PROBLEM TO SOLVE> In the material below, please retype the lines from the very first through the one with "y_ticks = [0.0, 0.5, 1.0, 1.5, 2.0, 2.5, 3.0]", exactly and without pictures.

SUPPLIED DATA>
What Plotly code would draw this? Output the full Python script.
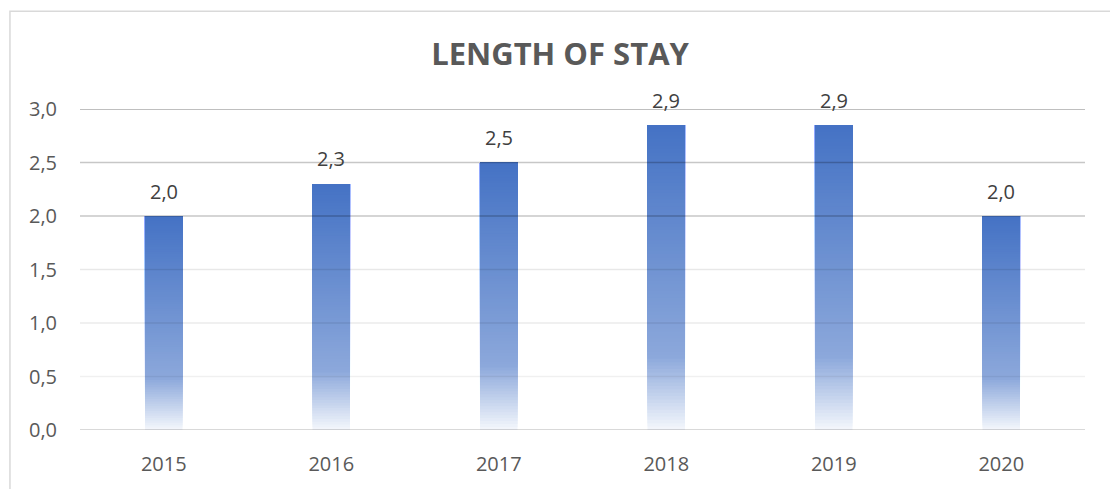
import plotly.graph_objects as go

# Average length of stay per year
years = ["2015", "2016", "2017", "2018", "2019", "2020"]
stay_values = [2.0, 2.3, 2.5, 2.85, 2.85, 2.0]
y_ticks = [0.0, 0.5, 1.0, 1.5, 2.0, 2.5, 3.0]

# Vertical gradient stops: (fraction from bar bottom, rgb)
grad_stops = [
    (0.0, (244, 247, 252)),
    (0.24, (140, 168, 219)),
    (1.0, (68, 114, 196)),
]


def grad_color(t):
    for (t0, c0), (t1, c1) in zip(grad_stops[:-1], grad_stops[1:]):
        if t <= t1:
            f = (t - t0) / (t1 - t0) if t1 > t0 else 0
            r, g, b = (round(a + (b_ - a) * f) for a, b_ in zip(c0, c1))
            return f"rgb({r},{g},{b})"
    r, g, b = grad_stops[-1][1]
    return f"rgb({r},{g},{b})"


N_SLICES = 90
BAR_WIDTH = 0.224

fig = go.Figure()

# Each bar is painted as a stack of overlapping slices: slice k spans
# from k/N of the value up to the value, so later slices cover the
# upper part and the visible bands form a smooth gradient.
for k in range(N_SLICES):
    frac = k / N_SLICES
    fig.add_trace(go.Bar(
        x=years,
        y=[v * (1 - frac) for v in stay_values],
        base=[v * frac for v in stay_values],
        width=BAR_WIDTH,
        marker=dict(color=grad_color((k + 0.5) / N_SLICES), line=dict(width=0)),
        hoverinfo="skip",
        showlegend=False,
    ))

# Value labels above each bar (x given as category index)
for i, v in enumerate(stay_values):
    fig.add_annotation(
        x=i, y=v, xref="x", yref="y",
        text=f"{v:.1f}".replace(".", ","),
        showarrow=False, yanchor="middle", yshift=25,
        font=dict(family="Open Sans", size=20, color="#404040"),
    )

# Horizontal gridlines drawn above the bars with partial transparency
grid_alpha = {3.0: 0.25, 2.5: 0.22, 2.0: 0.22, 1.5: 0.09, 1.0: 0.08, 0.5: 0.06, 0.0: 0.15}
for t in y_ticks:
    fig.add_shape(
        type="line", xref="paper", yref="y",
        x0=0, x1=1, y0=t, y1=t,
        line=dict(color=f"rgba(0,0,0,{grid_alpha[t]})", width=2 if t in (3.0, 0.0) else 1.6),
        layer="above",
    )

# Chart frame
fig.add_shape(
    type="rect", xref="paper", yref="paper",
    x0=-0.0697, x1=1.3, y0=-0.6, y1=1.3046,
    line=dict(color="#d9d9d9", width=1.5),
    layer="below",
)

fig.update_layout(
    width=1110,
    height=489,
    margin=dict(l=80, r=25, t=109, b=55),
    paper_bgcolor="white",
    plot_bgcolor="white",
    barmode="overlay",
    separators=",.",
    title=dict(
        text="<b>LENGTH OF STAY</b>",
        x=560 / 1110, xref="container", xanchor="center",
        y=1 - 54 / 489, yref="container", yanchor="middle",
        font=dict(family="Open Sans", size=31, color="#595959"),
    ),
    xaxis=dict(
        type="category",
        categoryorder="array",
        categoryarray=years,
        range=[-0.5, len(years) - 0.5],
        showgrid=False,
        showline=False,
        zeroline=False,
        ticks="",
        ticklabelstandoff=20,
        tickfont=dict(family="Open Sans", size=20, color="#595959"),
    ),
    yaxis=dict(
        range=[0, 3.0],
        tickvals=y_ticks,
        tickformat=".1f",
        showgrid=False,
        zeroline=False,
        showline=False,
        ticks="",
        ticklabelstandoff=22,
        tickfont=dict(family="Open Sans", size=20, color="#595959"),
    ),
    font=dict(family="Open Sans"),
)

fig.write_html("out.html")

FULL SOLUTION>
What Plotly code would draw this? Output the full Python script.
import plotly.graph_objects as go

# Average length of stay per year
years = ["2015", "2016", "2017", "2018", "2019", "2020"]
stay_values = [2.0, 2.3, 2.5, 2.85, 2.85, 2.0]
y_ticks = [0.0, 0.5, 1.0, 1.5, 2.0, 2.5, 3.0]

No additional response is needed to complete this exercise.